PROBLEM STATEMENT:
Leave out every picture, then output exactly the lines between the ones holding "Output the LaTeX" and "width=1pt] (axis cs:#1,0)", inclusive, and nothing beyond them.

— Begin DATA IN THIS EXERCISE —

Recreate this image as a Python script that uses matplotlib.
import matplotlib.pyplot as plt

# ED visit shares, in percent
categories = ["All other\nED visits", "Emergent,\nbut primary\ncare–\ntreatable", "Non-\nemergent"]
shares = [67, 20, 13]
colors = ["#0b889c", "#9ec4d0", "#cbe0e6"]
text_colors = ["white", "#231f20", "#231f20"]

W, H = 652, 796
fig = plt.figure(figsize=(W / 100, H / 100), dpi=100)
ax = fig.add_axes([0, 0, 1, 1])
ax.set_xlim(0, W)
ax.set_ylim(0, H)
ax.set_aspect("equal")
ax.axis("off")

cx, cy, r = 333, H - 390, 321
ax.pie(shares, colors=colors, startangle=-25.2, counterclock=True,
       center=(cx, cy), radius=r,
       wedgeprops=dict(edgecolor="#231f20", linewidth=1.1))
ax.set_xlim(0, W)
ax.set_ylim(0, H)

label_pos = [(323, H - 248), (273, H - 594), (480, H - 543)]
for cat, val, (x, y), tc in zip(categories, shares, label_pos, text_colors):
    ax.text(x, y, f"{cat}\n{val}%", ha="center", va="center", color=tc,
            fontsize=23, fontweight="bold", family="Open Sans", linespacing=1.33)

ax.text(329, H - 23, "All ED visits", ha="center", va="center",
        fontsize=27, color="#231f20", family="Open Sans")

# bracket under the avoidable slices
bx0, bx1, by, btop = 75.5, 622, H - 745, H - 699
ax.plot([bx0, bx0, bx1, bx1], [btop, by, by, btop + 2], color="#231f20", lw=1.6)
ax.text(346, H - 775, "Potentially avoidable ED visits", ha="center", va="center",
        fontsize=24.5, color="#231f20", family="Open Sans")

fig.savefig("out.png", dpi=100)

— End DATA IN THIS EXERCISE —
— Begin DATA IN THIS EXERCISE —

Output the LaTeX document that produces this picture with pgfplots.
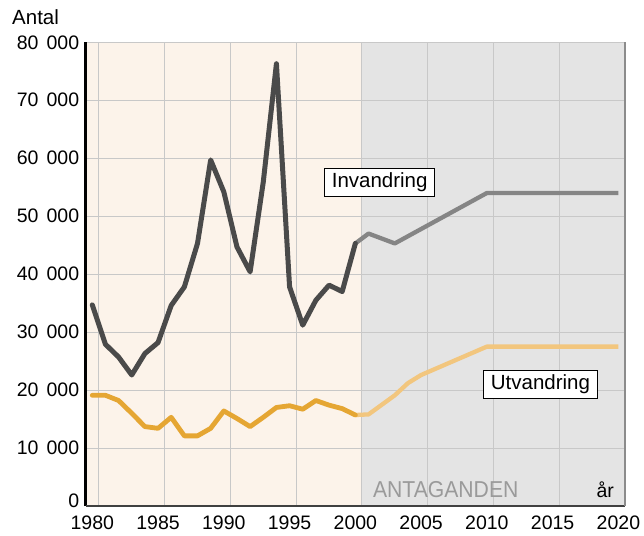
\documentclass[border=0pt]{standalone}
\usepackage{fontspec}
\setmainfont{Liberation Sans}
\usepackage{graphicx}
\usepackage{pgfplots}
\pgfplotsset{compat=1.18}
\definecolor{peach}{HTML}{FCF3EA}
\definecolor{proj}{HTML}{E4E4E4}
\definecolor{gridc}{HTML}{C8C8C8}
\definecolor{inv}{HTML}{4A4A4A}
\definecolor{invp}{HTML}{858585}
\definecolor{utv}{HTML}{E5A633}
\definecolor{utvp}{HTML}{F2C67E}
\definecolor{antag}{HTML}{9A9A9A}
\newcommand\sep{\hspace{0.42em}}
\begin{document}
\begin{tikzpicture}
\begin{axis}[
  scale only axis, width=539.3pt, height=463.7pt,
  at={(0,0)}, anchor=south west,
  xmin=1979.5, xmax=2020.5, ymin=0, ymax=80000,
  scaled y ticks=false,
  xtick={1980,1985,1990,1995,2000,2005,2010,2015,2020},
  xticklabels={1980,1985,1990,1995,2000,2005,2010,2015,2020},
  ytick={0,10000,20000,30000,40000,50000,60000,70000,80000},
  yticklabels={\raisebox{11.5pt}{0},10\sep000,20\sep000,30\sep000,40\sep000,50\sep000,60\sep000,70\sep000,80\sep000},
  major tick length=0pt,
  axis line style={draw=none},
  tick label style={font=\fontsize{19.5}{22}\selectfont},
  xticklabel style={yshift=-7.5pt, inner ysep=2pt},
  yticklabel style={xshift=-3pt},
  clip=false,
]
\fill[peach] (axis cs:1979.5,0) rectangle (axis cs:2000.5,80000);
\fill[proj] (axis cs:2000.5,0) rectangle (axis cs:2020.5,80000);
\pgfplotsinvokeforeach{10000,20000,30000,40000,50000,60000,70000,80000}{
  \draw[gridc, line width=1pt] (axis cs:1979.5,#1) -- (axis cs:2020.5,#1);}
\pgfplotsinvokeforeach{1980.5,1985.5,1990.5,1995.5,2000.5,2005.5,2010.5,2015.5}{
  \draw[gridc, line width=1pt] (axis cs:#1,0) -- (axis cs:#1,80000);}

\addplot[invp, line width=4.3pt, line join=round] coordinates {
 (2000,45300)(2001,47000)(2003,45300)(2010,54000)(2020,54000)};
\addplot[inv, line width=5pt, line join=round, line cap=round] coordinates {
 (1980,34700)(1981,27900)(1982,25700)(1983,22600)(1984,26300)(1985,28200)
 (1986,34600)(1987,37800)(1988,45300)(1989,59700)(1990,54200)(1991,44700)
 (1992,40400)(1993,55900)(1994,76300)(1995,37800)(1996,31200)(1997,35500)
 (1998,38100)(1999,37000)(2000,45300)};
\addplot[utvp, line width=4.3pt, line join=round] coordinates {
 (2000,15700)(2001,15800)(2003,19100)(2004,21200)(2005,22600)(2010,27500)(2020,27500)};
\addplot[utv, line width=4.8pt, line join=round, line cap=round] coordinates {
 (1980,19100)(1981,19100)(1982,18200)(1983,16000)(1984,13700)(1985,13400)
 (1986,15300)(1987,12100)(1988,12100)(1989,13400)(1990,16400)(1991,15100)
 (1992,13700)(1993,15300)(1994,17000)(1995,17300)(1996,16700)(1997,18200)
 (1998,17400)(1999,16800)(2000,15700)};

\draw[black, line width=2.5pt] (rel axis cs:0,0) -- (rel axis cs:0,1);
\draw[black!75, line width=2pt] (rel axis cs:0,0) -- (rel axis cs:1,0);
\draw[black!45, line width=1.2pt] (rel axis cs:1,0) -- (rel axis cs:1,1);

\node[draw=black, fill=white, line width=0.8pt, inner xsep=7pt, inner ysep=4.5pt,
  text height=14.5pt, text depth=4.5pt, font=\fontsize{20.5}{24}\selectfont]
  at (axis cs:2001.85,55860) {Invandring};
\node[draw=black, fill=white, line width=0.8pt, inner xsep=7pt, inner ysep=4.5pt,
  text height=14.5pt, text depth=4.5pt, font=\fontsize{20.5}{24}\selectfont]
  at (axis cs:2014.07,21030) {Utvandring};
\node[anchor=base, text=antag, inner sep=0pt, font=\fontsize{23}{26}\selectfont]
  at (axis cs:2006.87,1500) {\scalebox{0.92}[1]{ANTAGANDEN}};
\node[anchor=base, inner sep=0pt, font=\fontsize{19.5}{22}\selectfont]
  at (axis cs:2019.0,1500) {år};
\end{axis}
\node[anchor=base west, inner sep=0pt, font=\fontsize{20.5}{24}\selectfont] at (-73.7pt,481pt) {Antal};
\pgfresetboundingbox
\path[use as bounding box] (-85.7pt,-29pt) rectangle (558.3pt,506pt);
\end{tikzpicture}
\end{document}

— End DATA IN THIS EXERCISE —

RESULT FOR THIS TASK:
Output the LaTeX document that produces this picture with pgfplots.
\documentclass[border=0pt]{standalone}
\usepackage{fontspec}
\setmainfont{Liberation Sans}
\usepackage{graphicx}
\usepackage{pgfplots}
\pgfplotsset{compat=1.18}
\definecolor{peach}{HTML}{FCF3EA}
\definecolor{proj}{HTML}{E4E4E4}
\definecolor{gridc}{HTML}{C8C8C8}
\definecolor{inv}{HTML}{4A4A4A}
\definecolor{invp}{HTML}{858585}
\definecolor{utv}{HTML}{E5A633}
\definecolor{utvp}{HTML}{F2C67E}
\definecolor{antag}{HTML}{9A9A9A}
\newcommand\sep{\hspace{0.42em}}
\begin{document}
\begin{tikzpicture}
\begin{axis}[
  scale only axis, width=539.3pt, height=463.7pt,
  at={(0,0)}, anchor=south west,
  xmin=1979.5, xmax=2020.5, ymin=0, ymax=80000,
  scaled y ticks=false,
  xtick={1980,1985,1990,1995,2000,2005,2010,2015,2020},
  xticklabels={1980,1985,1990,1995,2000,2005,2010,2015,2020},
  ytick={0,10000,20000,30000,40000,50000,60000,70000,80000},
  yticklabels={\raisebox{11.5pt}{0},10\sep000,20\sep000,30\sep000,40\sep000,50\sep000,60\sep000,70\sep000,80\sep000},
  major tick length=0pt,
  axis line style={draw=none},
  tick label style={font=\fontsize{19.5}{22}\selectfont},
  xticklabel style={yshift=-7.5pt, inner ysep=2pt},
  yticklabel style={xshift=-3pt},
  clip=false,
]
\fill[peach] (axis cs:1979.5,0) rectangle (axis cs:2000.5,80000);
\fill[proj] (axis cs:2000.5,0) rectangle (axis cs:2020.5,80000);
\pgfplotsinvokeforeach{10000,20000,30000,40000,50000,60000,70000,80000}{
  \draw[gridc, line width=1pt] (axis cs:1979.5,#1) -- (axis cs:2020.5,#1);}
\pgfplotsinvokeforeach{1980.5,1985.5,1990.5,1995.5,2000.5,2005.5,2010.5,2015.5}{
  \draw[gridc, line width=1pt] (axis cs:#1,0) -- (axis cs:#1,80000);}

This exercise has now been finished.